Happiness is found in a house where hope lives
Hope is an important and essential component of a good and happy life. Hope helps us to define and fine-tune our dreams and it helps us to keep moving in a forward direction toward that brighter light at the end of the tunnel. We just have to keep believing in our dreams and relying on hope to keep convincing us that the light is our desired destination and not a fast moving train headed in our direction.
I was looking back into some past editions recently and my eyes were drawn to the column of Seminole County’s former one-line inspirational motivator, J. B. Clarke. There was one item in his weekly column that inspired me and reminded me that no matter how bad things may be, there is always hope – Just when the caterpillar thought his world was over, he became a butterfly.

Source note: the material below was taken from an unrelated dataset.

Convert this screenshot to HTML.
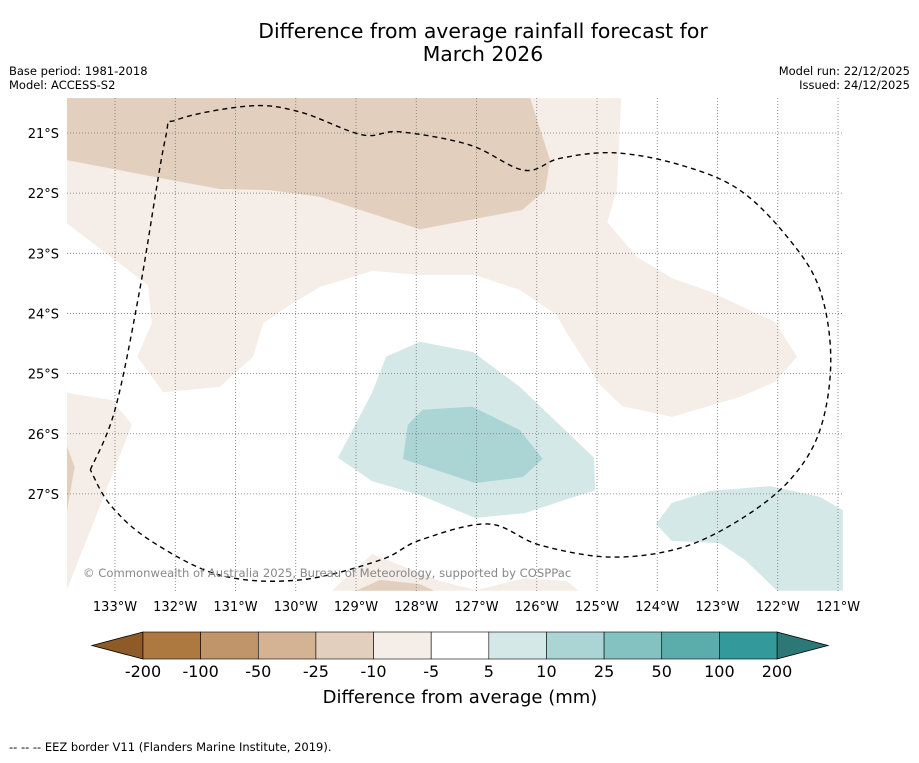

Hopeful people are happier, less depressed, less stressed, and more satisfied with their lives and social relationships. They also have more control of their environments, personal growth, purpose in life, and self-acceptance.
Hopeful people also have more positive coping strategies and are less likely to try to avoid a problem, deny there is a problem or blame themselves or someone else.
Hopeful and grateful people sleep better, and this seems to be because they think less negative and more positive thoughts.
In an interview with researcher Shane Lopez, Ph.D., published in the Newsletter of the International Positive Psychology Association (IPPA) by Suzie Pileggi, Lopez described hope as “the ideas and energy you have for the future.” Lopez further noted that hope is “a pathway to all forms of well-being, a common measure of happiness.” Lopez noted research studies showing that “hope had a significant effect on thirteen of the fourteen well-being components.”
According to Dr. Lopez, hope forms when “goals thinking (I want to go from here to there) combine with pathways thinking (I know many ways to get from here to there), and agency thinking (I think I can get from here to there).”
“Once you choose hope, anything’s possible.”
Hope differs somewhat from optimism, which is a broader viewpoint on the positive aspects of life. Hope tends to focus on the specific goals or aspects of life. Both hope and optimism correlate closely with happiness.
“Most of the important things in the world have been accomplished by people who have kept on trying when there seemed to be no hope at all.”
Hope is a predictor of academic success, the ability to cope with difficult situations, and, surprisingly, increased pain tolerance. Those with high measures of hope often demonstrate the ability to tolerate twice as much pain for twice as long as those with low hope measures.
“If you lose hope, somehow you lose the vitality that keeps life moving, you lose that courage to be, that quality that helps you go on in spite of it all.”